[Start Dataset excerpt]

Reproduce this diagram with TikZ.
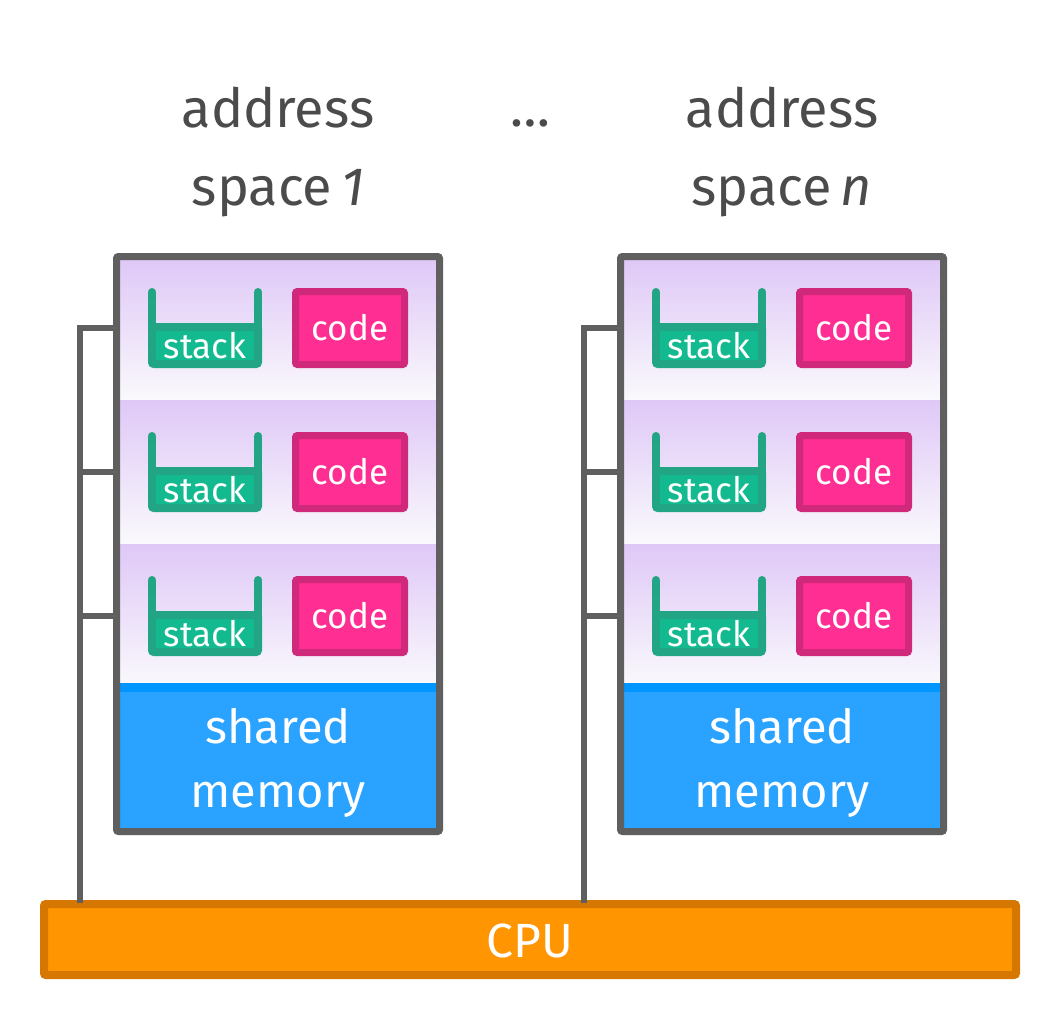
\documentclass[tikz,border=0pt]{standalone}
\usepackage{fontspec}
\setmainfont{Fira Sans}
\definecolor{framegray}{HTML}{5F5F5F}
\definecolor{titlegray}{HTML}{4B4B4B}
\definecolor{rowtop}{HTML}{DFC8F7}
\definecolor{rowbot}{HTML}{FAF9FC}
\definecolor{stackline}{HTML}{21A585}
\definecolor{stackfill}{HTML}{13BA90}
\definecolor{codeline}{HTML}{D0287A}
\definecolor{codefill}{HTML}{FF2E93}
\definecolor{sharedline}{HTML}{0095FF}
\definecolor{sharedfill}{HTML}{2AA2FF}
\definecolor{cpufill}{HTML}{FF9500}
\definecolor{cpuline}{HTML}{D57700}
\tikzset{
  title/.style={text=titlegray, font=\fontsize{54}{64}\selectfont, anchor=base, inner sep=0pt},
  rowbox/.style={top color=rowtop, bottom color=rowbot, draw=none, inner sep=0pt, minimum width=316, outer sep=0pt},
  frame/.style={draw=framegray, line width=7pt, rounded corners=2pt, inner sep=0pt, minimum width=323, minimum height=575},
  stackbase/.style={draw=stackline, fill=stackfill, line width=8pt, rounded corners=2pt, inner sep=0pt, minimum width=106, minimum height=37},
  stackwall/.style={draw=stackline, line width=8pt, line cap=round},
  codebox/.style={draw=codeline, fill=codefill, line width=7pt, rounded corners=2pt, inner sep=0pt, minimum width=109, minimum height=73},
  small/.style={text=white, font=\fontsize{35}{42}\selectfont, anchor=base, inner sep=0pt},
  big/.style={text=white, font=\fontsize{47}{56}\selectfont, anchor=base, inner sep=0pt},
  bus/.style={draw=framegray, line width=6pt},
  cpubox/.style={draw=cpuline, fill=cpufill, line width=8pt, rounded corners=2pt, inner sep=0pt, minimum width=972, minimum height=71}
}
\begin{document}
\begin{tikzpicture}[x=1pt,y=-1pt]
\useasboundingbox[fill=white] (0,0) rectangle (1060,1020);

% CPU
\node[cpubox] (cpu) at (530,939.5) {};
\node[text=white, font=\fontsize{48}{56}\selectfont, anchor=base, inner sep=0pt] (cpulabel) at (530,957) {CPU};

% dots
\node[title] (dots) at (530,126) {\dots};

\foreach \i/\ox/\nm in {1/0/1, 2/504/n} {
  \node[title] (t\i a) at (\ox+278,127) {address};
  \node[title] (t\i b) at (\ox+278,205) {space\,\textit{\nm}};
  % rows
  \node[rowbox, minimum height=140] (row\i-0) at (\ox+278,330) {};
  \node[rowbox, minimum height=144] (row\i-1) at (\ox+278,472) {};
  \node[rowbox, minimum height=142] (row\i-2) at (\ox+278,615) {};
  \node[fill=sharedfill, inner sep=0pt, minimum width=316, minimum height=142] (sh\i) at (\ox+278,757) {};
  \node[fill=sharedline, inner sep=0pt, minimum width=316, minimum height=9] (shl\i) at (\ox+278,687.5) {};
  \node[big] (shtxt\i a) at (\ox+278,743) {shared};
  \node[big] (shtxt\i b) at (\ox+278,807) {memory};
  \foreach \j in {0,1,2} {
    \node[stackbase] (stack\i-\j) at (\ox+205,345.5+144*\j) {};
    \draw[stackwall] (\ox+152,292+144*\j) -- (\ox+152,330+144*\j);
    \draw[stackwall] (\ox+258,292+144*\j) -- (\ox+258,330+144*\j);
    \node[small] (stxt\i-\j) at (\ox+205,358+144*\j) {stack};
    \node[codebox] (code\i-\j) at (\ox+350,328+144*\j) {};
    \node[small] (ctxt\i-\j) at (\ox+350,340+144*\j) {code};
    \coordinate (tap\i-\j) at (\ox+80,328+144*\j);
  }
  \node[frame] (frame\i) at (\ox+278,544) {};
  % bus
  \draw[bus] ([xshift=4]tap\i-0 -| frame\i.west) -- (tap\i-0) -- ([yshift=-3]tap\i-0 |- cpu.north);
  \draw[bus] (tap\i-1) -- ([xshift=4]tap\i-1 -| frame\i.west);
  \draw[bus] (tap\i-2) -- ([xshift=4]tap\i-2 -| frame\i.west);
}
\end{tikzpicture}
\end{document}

[End Dataset excerpt]

▶ Instructions to follow:
The data above should be repeated exactly, minus any pictures.

▶ Task result:
Reproduce this diagram with TikZ.
\documentclass[tikz,border=0pt]{standalone}
\usepackage{fontspec}
\setmainfont{Fira Sans}
\definecolor{framegray}{HTML}{5F5F5F}
\definecolor{titlegray}{HTML}{4B4B4B}
\definecolor{rowtop}{HTML}{DFC8F7}
\definecolor{rowbot}{HTML}{FAF9FC}
\definecolor{stackline}{HTML}{21A585}
\definecolor{stackfill}{HTML}{13BA90}
\definecolor{codeline}{HTML}{D0287A}
\definecolor{codefill}{HTML}{FF2E93}
\definecolor{sharedline}{HTML}{0095FF}
\definecolor{sharedfill}{HTML}{2AA2FF}
\definecolor{cpufill}{HTML}{FF9500}
\definecolor{cpuline}{HTML}{D57700}
\tikzset{
  title/.style={text=titlegray, font=\fontsize{54}{64}\selectfont, anchor=base, inner sep=0pt},
  rowbox/.style={top color=rowtop, bottom color=rowbot, draw=none, inner sep=0pt, minimum width=316, outer sep=0pt},
  frame/.style={draw=framegray, line width=7pt, rounded corners=2pt, inner sep=0pt, minimum width=323, minimum height=575},
  stackbase/.style={draw=stackline, fill=stackfill, line width=8pt, rounded corners=2pt, inner sep=0pt, minimum width=106, minimum height=37},
  stackwall/.style={draw=stackline, line width=8pt, line cap=round},
  codebox/.style={draw=codeline, fill=codefill, line width=7pt, rounded corners=2pt, inner sep=0pt, minimum width=109, minimum height=73},
  small/.style={text=white, font=\fontsize{35}{42}\selectfont, anchor=base, inner sep=0pt},
  big/.style={text=white, font=\fontsize{47}{56}\selectfont, anchor=base, inner sep=0pt},
  bus/.style={draw=framegray, line width=6pt},
  cpubox/.style={draw=cpuline, fill=cpufill, line width=8pt, rounded corners=2pt, inner sep=0pt, minimum width=972, minimum height=71}
}
\begin{document}
\begin{tikzpicture}[x=1pt,y=-1pt]
\useasboundingbox[fill=white] (0,0) rectangle (1060,1020);

% CPU
\node[cpubox] (cpu) at (530,939.5) {};
\node[text=white, font=\fontsize{48}{56}\selectfont, anchor=base, inner sep=0pt] (cpulabel) at (530,957) {CPU};

% dots
\node[title] (dots) at (530,126) {\dots};

\foreach \i/\ox/\nm in {1/0/1, 2/504/n} {
  \node[title] (t\i a) at (\ox+278,127) {address};
  \node[title] (t\i b) at (\ox+278,205) {space\,\textit{\nm}};
  % rows
  \node[rowbox, minimum height=140] (row\i-0) at (\ox+278,330) {};
  \node[rowbox, minimum height=144] (row\i-1) at (\ox+278,472) {};
  \node[rowbox, minimum height=142] (row\i-2) at (\ox+278,615) {};
  \node[fill=sharedfill, inner sep=0pt, minimum width=316, minimum height=142] (sh\i) at (\ox+278,757) {};
  \node[fill=sharedline, inner sep=0pt, minimum width=316, minimum height=9] (shl\i) at (\ox+278,687.5) {};
  \node[big] (shtxt\i a) at (\ox+278,743) {shared};
  \node[big] (shtxt\i b) at (\ox+278,807) {memory};
  \foreach \j in {0,1,2} {
    \node[stackbase] (stack\i-\j) at (\ox+205,345.5+144*\j) {};
    \draw[stackwall] (\ox+152,292+144*\j) -- (\ox+152,330+144*\j);
    \draw[stackwall] (\ox+258,292+144*\j) -- (\ox+258,330+144*\j);
    \node[small] (stxt\i-\j) at (\ox+205,358+144*\j) {stack};
    \node[codebox] (code\i-\j) at (\ox+350,328+144*\j) {};
    \node[small] (ctxt\i-\j) at (\ox+350,340+144*\j) {code};
    \coordinate (tap\i-\j) at (\ox+80,328+144*\j);
  }
  \node[frame] (frame\i) at (\ox+278,544) {};
  % bus
  \draw[bus] ([xshift=4]tap\i-0 -| frame\i.west) -- (tap\i-0) -- ([yshift=-3]tap\i-0 |- cpu.north);
  \draw[bus] (tap\i-1) -- ([xshift=4]tap\i-1 -| frame\i.west);
  \draw[bus] (tap\i-2) -- ([xshift=4]tap\i-2 -| frame\i.west);
}
\end{tikzpicture}
\end{document}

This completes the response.